Indianapolis mayor Joe Hogsett announced during the event that May 29 would be recognized as Bobby “Slick” Leonard Day in the City of Indianapolis. The date was selected in recognition of his 529 wins as head coach of the Pacers from 1968 through 1980.

Family, friends and fans paid their respects at the home of the Pacers, a team that likely would not exist without Leonard and his wife, Nancy.

The Pacers ran into financial trouble shortly after the team joined the National Basketball Association in 1977 after winning three championships in the American Basketball Association, and was on the verge of bankruptcy and potentially leaving Indianapolis.

The Leonards hosted the “Save the Pacers Telethon,” raising enough money to keep the team in the city it has called home since 1967.

“A sports strategy for Indianapolis simply would not have been successful without the Pacers,” Hogsett said in a speech Wednesday night. “The Indianapolis of the 21st century, I dare say, would look very different today if it weren’t for the man that we celebrate today.”

Ted Green, who produced the documentary “Bobby ‘Slick’ Leonard: Heart of a Hoosier,” said that Indianapolis would not be the same without the Leonard family and their efforts to save the team.

“Without Slick, I believe that this city would look a heck of a lot different than it does right now,” Green said. “We could be Louisville. We could be Columbus. But, we’re Indianapolis because of Slick.”

Before Leonard became a coach, he was an accomplished player at both IU and in the NBA. He is best remembered for hitting a game-winning free throw in 1953 to give IU a 69-68 victory over the University of Kansas. He was named third team All-American by the Associated Press in 1953 and was a consensus second team All-American in 1954. 

“That was his team,” Phil Byers, a teammate of Leonard’s on the 1953 IU team, said in the “Heart of a Hoosier” documentary. “He took that team over.”

Leonard went on to play seven years in the NBA, mostly with the Minneapolis and Los Angeles Lakers.

Five years after Leonard’s playing and coaching days were through, he put on a headset and spent 36 years as a radio announcer for the Pacers, calling his final game just two days before he died.
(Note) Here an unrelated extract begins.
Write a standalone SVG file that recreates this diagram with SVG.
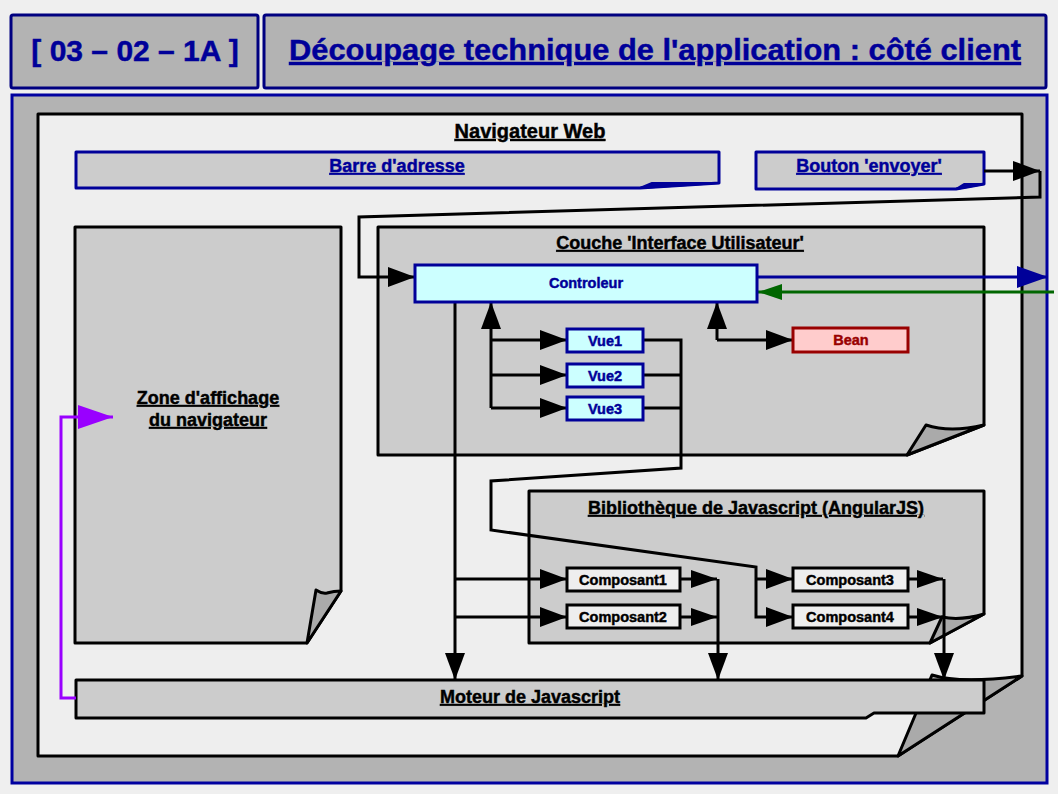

His “Boom Baby” catchphrase for a made 3-point basket became a part of the Hoosier dialect.

“Slick calls a play, it wasn’t for Billy Keller, but he ends up getting the last shot, which was a three pointer,” former IU and Pacers player George McGinnis said in a pre-recorded video segment Wednesday night. “Billy takes the three and made it, and he [Leonard] said ‘Boom Baby,’ all the way to the locker room.”
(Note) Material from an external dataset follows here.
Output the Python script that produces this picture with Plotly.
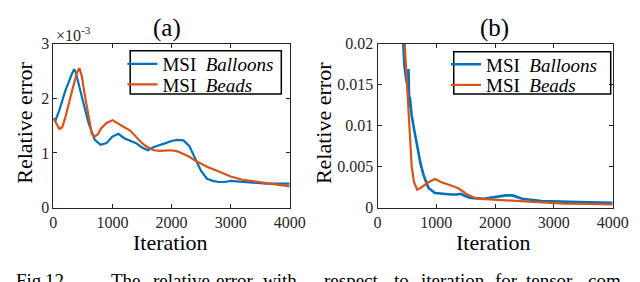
import plotly.graph_objects as go

# ---------------- data ----------------
# (a) left panel (values in absolute units, axis labelled x1e-3)
a_balloons_x = [0, 30, 100, 200, 300, 350, 380, 430, 500, 600, 700, 800, 900, 1000, 1100, 1200,
                1300, 1400, 1500, 1600, 1700, 1800, 1900, 2000, 2100, 2200, 2300, 2400, 2500,
                2600, 2700, 2800, 2900, 3000, 3200, 3400, 3600, 3800, 4000]
a_balloons_y = [1.64, 1.58, 1.78, 2.13, 2.41, 2.53, 2.47, 2.27, 1.95, 1.53, 1.24, 1.15, 1.18, 1.30,
                1.35, 1.27, 1.22, 1.18, 1.10, 1.05, 1.11, 1.14, 1.18, 1.22, 1.24, 1.23, 1.13, 0.90,
                0.67, 0.53, 0.49, 0.47, 0.47, 0.49, 0.47, 0.45, 0.44, 0.44, 0.44]
a_beads_x = [0, 50, 100, 150, 200, 300, 400, 440, 480, 530, 600, 650, 700, 760, 800, 900, 1000,
             1100, 1200, 1300, 1400, 1500, 1600, 1700, 1800, 2000, 2100, 2200, 2300, 2400, 2600,
             2800, 3000, 3200, 3400, 3600, 3800, 4000]
a_beads_y = [1.64, 1.53, 1.44, 1.47, 1.64, 2.07, 2.47, 2.55, 2.41, 2.07, 1.61, 1.35, 1.30, 1.35,
             1.44, 1.55, 1.60, 1.53, 1.47, 1.41, 1.30, 1.18, 1.10, 1.05, 1.04, 1.05, 1.03, 0.98,
             0.93, 0.86, 0.75, 0.66, 0.57, 0.51, 0.48, 0.45, 0.42, 0.39]
a_balloons_y = [v * 1e-3 for v in a_balloons_y]
a_beads_y = [v * 1e-3 for v in a_beads_y]

# (b) right panel
b_balloons_x = [420, 440, 456, 490, 510, 520, 527, 535, 542, 550, 560, 580, 621, 676, 731, 786,
                868, 978, 1100, 1253, 1350, 1418, 1500, 1582, 1802, 2022, 2187, 2297, 2462, 2791,
                3176, 3600, 4000]
b_balloons_y = [0.0230, 0.0200, 0.0174, 0.0155, 0.0150, 0.0162, 0.0169, 0.0140, 0.0122, 0.0135,
                0.0125, 0.0113, 0.0096, 0.0073, 0.0054, 0.0039, 0.0024, 0.0018, 0.0017, 0.0016,
                0.0016, 0.0017, 0.0014, 0.0012, 0.0011, 0.0013, 0.0015, 0.0015, 0.0011, 0.0008,
                0.0007, 0.00065, 0.0006]
b_beads_x = [430, 462, 495, 527, 549, 582, 621, 676, 731, 800, 868, 978, 1088, 1253, 1363, 1450,
             1527, 1692, 1912, 2242, 2626, 3176, 3600, 4000]
b_beads_y = [0.0240, 0.0200, 0.0157, 0.0119, 0.0081, 0.0050, 0.0031, 0.0022, 0.0024, 0.0028,
             0.0031, 0.0035, 0.0031, 0.0027, 0.0024, 0.0020, 0.0016, 0.0011, 0.0010, 0.0009,
             0.0007, 0.0005, 0.00045, 0.0004]

x_ticks = [0, 1000, 2000, 3000, 4000]
a_y_ticks = [0, 0.001, 0.002, 0.003]
a_y_ticktext = ["0", "1", "2", "3"]
b_y_ticks = [0, 0.005, 0.01, 0.015, 0.02]
b_y_ticktext = ["0", "0.005", "0.01", "0.015", "0.02"]

series_names = ["MSI  <i>Balloons</i>", "MSI  <i>Beads</i>"]
caption_words = ["Fig.", "12.", "The", "relative", "error", "with", "respect", "to",
                 "iteration", "for", "tensor", "com"]

# ---------------- figure ----------------
W, H = 640, 282
BLUE = "#0072BD"
ORANGE = "#D95319"
FONT = "Liberation Serif"
AX = "#262626"

def px(x):
    return x / W

def py(y):
    return (H - y) / H

fig = go.Figure()
fig.add_trace(go.Scatter(x=a_balloons_x, y=a_balloons_y, mode="lines", name=series_names[0],
                         line=dict(color=BLUE, width=2.2), xaxis="x", yaxis="y", legend="legend"))
fig.add_trace(go.Scatter(x=a_beads_x, y=a_beads_y, mode="lines", name=series_names[1],
                         line=dict(color=ORANGE, width=2.2), xaxis="x", yaxis="y", legend="legend2"))
fig.add_trace(go.Scatter(x=b_balloons_x, y=b_balloons_y, mode="lines", name=series_names[0],
                         line=dict(color=BLUE, width=2.6), xaxis="x2", yaxis="y2", legend="legend3"))
fig.add_trace(go.Scatter(x=b_beads_x, y=b_beads_y, mode="lines", name=series_names[1],
                         line=dict(color=ORANGE, width=2.2), xaxis="x2", yaxis="y2", legend="legend4"))

axis_common = dict(showline=True, linecolor=AX, linewidth=1, mirror="ticks", ticks="inside",
                   ticklen=4, tickcolor=AX, showgrid=False, zeroline=False,
                   tickfont=dict(family=FONT, size=16, color=AX))

def leg(x_left, y_mid):
    return dict(x=px(x_left), y=py(y_mid), xanchor="left", yanchor="middle",
                bgcolor="rgba(0,0,0,0)", borderwidth=0, itemwidth=30,
                font=dict(family=FONT, size=19, color="black"))

ydom = [py(204), py(29.3)]
fig.update_layout(
    width=W, height=H, margin=dict(l=0, r=0, t=0, b=0),
    paper_bgcolor="white", plot_bgcolor="white",
    font=dict(family=FONT),
    xaxis=dict(domain=[px(42.7), px(286.7)], range=[0, 4000], tickvals=x_ticks, anchor="y",
               **axis_common),
    yaxis=dict(domain=ydom, range=[0, 0.003], tickvals=a_y_ticks, ticktext=a_y_ticktext,
               anchor="x", **axis_common),
    xaxis2=dict(domain=[px(377.3), px(620)], range=[0, 4000], tickvals=x_ticks, anchor="y2",
                **axis_common),
    yaxis2=dict(domain=ydom, range=[0, 0.02], tickvals=b_y_ticks, ticktext=b_y_ticktext,
                anchor="x2", **axis_common),
    legend=leg(114, 51),
    legend2=leg(114, 73),
    legend3=leg(448, 51.5),
    legend4=leg(448, 73.5),
    showlegend=True,
)

# legend frames (thin border boxes)
frames = [(122, 37, 278, 83), (456, 38, 618, 83)]
shapes = []
for x0, y0, x1, y1 in frames:
    shapes.append(dict(type="rect", xref="paper", yref="paper", x0=px(x0), x1=px(x1),
                       y0=py(y1), y1=py(y0), layer="above",
                       line=dict(color="black", width=1.5)))

ann = []
def add_text(text, x, y, size, xanchor="center", yanchor="middle", angle=0, color="black"):
    ann.append(dict(text=text, x=px(x), y=py(y), xref="paper", yref="paper", showarrow=False,
                    xanchor=xanchor, yanchor=yanchor, textangle=angle,
                    font=dict(family=FONT, size=size, color=color)))

add_text("(a)", 160, 13, 25)
add_text("(b)", 498, 13, 25)
add_text("×10<sup>-3</sup>", 43, 19, 16, xanchor="left", color=AX)
add_text("Relative error", 13, 114, 22, angle=-90)
add_text("Relative error", 321, 114, 22, angle=-90)
add_text("Iteration", 164, 241, 22)
add_text("Iteration", 497.5, 241, 22)

caption_x = [2, 32, 100, 143, 208, 257, 320, 392, 420, 497, 528, 593]
for w, xx in zip(caption_words, caption_x):
    add_text(w, xx, 281, 19, xanchor="left")

fig.update_layout(annotations=ann, shapes=shapes)
fig.write_html("out.html")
Leonard was admired as a mentor and a close friend by many people he came to know, including hall of fame players across generations such as McGinnis, Larry Bird and Reggie Miller.

“My senior year in high school, my dad fell off of a scaffold and was killed at his jobsite,” McGinnis said in the documentary. “He knew I lost my father, he knew I didn’t have a father. He always asked me how my mother was doing. I think it was around my second year, he told me he loved me, and that meant a lot.”

To his family, Leonard was a husband of 66 years to Nancy, father to five kids and “Grandpa Bob” to twelve grandkids.

“When that Leonard family got together, I’ll tell you what,” Green said. “I was privileged enough to be with them several times, and it was one hell of a time. You felt a lot of love in the room.”